Interviewer: Still probably one of the riskiest places to be.

Casey: Yeah, but the rewards are more than commensurate.

Another recent interesting optimistic piece about investing in Africa is an article in Wall Street Journal entitled Spelling Out Growth.

At a second thought I’m investing in Africa and then I focus on positive stories on investing in Africa – that’s quite a set up for confirmation bias.  So to counter that I’ll include some of the zerohedge comments to the Casey interview:

he lost me at “buy apartments in cairo”…  seriously, cairo has got to be one of the most dangerous places to be right now, ground zero for the beginning of the third world war.. i would rather take my chances in the bond market.

yes i agree !    i’d rather invest in a daycare center run by Casey Anthony, than buy Cairo apartments right now…geez

Hard to believe that Cairo would be a good place to invest at this time but Doug sure as hell won’t have much competition there or other parts of Africa, except of course, from the Chinese and the “good” Al Qaeda, as usual, funded by the west and currently dropping humanitarian bombs on Libya,

Feels much better now.  Time to re-quote Oscar Wilde: “Whenever people agree with me I always feel I must be wrong.”  and Casey’s “It’s usually a mistake to do what everyone else is doing.” is pretty good too.

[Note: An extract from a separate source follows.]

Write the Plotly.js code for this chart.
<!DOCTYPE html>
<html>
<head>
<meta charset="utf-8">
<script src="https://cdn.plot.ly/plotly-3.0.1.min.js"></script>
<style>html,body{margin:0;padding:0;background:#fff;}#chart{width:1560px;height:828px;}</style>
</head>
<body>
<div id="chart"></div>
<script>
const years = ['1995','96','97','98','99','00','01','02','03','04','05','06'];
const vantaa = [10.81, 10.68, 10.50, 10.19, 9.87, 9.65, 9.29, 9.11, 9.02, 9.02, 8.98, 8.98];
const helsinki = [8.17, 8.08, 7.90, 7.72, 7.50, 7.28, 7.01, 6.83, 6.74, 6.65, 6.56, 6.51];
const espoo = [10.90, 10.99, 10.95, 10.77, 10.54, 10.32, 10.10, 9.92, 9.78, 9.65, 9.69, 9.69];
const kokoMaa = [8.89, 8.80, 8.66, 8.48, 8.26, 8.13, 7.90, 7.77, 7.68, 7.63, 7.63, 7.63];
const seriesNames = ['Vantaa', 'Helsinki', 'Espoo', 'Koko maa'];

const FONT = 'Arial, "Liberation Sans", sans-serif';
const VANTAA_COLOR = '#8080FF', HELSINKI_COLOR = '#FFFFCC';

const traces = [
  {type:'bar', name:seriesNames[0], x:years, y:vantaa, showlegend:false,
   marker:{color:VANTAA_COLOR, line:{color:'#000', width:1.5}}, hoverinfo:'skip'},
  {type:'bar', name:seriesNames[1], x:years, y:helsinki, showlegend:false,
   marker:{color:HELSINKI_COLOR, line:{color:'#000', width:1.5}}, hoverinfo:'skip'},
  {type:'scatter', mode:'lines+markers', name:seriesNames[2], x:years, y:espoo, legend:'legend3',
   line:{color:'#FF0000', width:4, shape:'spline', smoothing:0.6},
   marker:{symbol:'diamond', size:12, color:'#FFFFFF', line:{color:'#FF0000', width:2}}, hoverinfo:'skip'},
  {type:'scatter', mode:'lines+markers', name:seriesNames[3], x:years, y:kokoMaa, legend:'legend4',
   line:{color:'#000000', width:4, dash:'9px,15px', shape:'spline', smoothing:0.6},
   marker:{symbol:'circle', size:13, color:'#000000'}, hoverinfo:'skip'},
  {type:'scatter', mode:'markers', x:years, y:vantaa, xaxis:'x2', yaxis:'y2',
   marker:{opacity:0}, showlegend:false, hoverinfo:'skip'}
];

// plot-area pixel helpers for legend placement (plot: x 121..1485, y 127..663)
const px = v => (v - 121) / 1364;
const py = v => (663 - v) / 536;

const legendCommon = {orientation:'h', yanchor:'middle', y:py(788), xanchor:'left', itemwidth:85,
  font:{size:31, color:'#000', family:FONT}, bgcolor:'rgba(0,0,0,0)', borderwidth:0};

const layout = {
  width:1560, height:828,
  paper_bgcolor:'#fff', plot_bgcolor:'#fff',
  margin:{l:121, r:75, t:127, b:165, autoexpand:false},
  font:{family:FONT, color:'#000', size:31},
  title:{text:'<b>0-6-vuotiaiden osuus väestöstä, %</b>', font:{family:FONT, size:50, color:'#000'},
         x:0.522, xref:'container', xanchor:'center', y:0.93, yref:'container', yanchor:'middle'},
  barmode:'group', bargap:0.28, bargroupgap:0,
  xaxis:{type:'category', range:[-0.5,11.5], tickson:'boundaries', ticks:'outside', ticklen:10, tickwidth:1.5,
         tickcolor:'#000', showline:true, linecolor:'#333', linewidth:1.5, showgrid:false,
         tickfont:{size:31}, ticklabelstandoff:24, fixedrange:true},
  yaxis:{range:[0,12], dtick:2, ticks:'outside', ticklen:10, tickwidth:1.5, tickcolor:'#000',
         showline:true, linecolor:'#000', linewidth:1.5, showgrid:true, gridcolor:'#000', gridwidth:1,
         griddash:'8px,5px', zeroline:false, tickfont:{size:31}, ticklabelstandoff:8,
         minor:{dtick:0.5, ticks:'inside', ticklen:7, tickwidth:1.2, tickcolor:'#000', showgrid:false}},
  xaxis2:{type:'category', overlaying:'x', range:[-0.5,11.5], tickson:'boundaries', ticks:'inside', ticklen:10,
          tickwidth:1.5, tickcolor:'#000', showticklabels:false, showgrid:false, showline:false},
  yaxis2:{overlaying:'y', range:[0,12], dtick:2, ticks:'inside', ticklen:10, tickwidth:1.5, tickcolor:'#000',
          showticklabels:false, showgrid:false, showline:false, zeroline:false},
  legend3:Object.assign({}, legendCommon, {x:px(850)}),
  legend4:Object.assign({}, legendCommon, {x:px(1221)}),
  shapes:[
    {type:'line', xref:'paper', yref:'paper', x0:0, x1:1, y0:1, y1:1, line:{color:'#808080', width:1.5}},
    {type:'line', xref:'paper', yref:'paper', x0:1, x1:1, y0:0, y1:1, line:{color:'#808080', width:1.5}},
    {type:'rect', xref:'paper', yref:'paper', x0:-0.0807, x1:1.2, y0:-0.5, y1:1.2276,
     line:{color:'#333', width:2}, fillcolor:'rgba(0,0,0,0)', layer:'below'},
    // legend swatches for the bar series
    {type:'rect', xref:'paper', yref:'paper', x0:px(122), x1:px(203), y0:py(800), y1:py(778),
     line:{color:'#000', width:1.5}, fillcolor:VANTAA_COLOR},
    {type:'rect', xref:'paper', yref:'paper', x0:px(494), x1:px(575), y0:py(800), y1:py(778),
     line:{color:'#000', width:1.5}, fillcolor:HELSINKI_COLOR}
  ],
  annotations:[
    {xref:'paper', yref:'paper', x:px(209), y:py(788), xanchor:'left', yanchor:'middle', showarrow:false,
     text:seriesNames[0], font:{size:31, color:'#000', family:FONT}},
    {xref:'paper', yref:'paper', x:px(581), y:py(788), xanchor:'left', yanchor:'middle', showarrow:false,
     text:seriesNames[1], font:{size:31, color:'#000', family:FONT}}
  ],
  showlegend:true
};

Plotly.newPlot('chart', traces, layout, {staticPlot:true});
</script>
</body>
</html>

Observations and Impressions

Back home now. Time for some impressions from the Ivory Coast.

Pot hole indicator

As usual I’ve riding a lot of taxis (never my own taxi though) and talking to taxi drivers.  Abidjan taxi drivers are almost all Ouattara supporters so they are a bit biased, but on issue of road conditions I think their assessment is as accurate as it gets.  And what they say is that roads for the first time in a long time are getting better, pot holes are getting fixed, roads paved, and often they point out a stretch of road which they say previously was impassable.

Here’s what they are talking about:


Voie de Gesco under Gbagbo. Images from the Ivorian Ministry of Infrastructure. (H/t Frederic Tape)


Voie de Gesco now


Voie de Saguidiba pre-roadworks


Voie de Saguidiba now

Sense of Optimism

Beside roadworks, another striking thing is that Abidjan has gotten cleaner.  I mean there is still a lot to do, and you still see trash along the roads, in the lagoon and well everywhere, but it’s gotten better, and you see teams of cleaners at work all over the city.

Then we have the rush hour  traffic jams which have moved two hours earlier in the morning due to the new administration emphasising punctuality and work ethic throughout the public sector.

All in all there are tons of undeniable signs that things are changing (and almost always for the better) which creates a sense of optimism. I have heard people say that one can start to be proud to be Ivorian again, and that under his first few months Ouattara has done more than Gbagbo did during 10 years.

Strong Buy

Talking to people in the real estate sector, they say that business is coming back  and that it seems to be stronger than pre-crisis levels. What I think has happened is that in one swoop trust in Ivory Coast’s institutions has strengthened, emboldening local businesses and attracting the most risk-willing foreign investors. I mean, it’s still a place that just had a civil war and where armed troops can be seen all over the place – usually not what foreign investors are looking for.

Hopefully  the increased trust in Ivory Coast’s institutions is not just short term effect that will be eroded by corruption, but is based on fundamentals that are here to stay.  If that’s the case, property rights should be perceived as stronger than before, increasing the value on pretty much everything in the Ivory Coast. And that would mean a strong buy on ivorian real estate.